- WRITTEN INSTRUCTION
Take every line from the first down to the line with "from matplotlib.colors import" and set it down exactly, without the pictures.

######

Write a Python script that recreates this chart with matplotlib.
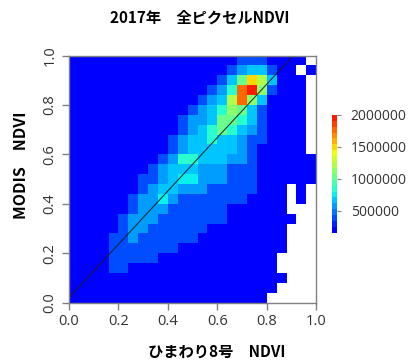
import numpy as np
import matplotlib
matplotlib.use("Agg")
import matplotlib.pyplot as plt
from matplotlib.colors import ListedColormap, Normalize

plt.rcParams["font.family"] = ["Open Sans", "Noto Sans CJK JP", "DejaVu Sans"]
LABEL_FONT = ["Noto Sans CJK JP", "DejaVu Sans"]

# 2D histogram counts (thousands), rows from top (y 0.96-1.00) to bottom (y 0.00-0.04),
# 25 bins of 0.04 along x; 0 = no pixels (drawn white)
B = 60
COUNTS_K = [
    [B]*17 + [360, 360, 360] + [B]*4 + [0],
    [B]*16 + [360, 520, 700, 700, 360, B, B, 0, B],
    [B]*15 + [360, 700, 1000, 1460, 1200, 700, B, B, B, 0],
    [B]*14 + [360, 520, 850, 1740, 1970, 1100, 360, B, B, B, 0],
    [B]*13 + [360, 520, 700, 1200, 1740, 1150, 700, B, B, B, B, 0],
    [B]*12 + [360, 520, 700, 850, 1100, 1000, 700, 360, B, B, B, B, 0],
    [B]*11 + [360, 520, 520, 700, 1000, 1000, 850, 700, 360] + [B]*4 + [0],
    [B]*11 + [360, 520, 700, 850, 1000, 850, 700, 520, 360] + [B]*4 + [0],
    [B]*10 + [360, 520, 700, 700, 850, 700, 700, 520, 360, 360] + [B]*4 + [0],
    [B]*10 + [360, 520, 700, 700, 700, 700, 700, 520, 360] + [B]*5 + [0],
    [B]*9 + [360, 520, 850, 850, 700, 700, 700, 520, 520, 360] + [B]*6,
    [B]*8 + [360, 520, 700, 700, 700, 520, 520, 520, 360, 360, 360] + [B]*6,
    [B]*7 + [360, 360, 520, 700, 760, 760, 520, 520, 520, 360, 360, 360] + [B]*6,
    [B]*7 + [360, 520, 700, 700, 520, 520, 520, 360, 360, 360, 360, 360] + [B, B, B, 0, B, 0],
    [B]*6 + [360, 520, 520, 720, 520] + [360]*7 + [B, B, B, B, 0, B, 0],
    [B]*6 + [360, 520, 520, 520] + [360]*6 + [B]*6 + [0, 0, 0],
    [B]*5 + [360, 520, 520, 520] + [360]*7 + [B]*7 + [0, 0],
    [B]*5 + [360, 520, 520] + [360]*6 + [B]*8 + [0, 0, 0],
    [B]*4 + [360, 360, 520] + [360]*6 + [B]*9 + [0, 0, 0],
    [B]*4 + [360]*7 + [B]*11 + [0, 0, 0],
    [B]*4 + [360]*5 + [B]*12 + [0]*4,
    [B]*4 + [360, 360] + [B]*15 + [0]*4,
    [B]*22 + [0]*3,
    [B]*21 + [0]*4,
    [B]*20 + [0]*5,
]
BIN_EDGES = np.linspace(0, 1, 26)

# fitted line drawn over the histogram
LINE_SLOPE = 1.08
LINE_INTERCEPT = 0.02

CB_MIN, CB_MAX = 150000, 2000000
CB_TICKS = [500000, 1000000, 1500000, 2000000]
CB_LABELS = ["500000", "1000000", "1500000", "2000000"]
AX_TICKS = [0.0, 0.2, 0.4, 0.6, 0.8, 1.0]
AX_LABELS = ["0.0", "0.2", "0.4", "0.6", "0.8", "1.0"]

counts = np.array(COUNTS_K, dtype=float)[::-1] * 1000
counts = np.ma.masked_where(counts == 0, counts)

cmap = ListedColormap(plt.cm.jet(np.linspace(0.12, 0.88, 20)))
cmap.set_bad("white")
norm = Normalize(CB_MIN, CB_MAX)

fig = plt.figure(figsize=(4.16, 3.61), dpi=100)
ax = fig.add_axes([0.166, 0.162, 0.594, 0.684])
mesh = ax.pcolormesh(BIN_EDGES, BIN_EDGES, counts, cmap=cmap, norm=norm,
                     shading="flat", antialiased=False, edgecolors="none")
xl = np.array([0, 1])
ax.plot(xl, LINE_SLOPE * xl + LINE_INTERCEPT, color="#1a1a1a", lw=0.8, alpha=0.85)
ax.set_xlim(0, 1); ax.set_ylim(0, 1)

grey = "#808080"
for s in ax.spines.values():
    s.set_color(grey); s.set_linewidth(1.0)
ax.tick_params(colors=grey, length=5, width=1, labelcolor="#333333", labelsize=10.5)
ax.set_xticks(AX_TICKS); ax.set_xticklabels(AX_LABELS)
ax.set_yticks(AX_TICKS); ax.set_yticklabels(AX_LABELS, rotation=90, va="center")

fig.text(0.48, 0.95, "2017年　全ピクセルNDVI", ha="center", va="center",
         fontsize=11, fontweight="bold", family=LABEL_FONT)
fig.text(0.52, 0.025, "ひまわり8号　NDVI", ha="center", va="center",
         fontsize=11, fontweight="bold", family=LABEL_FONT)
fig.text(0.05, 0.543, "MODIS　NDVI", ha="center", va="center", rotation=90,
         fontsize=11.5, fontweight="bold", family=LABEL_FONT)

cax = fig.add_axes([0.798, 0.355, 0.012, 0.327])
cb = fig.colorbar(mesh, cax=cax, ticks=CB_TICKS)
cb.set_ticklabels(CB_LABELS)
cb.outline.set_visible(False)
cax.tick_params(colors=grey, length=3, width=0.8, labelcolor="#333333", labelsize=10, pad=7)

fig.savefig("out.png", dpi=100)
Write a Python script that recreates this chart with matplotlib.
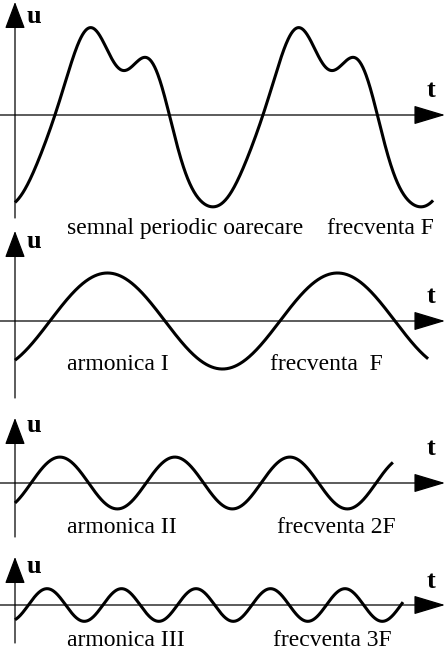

######

- FINAL ANSWER
Write a Python script that recreates this chart with matplotlib.
import numpy as np
import matplotlib
matplotlib.use("Agg")
import matplotlib.pyplot as plt
from matplotlib.colors import ListedColormap, Normalize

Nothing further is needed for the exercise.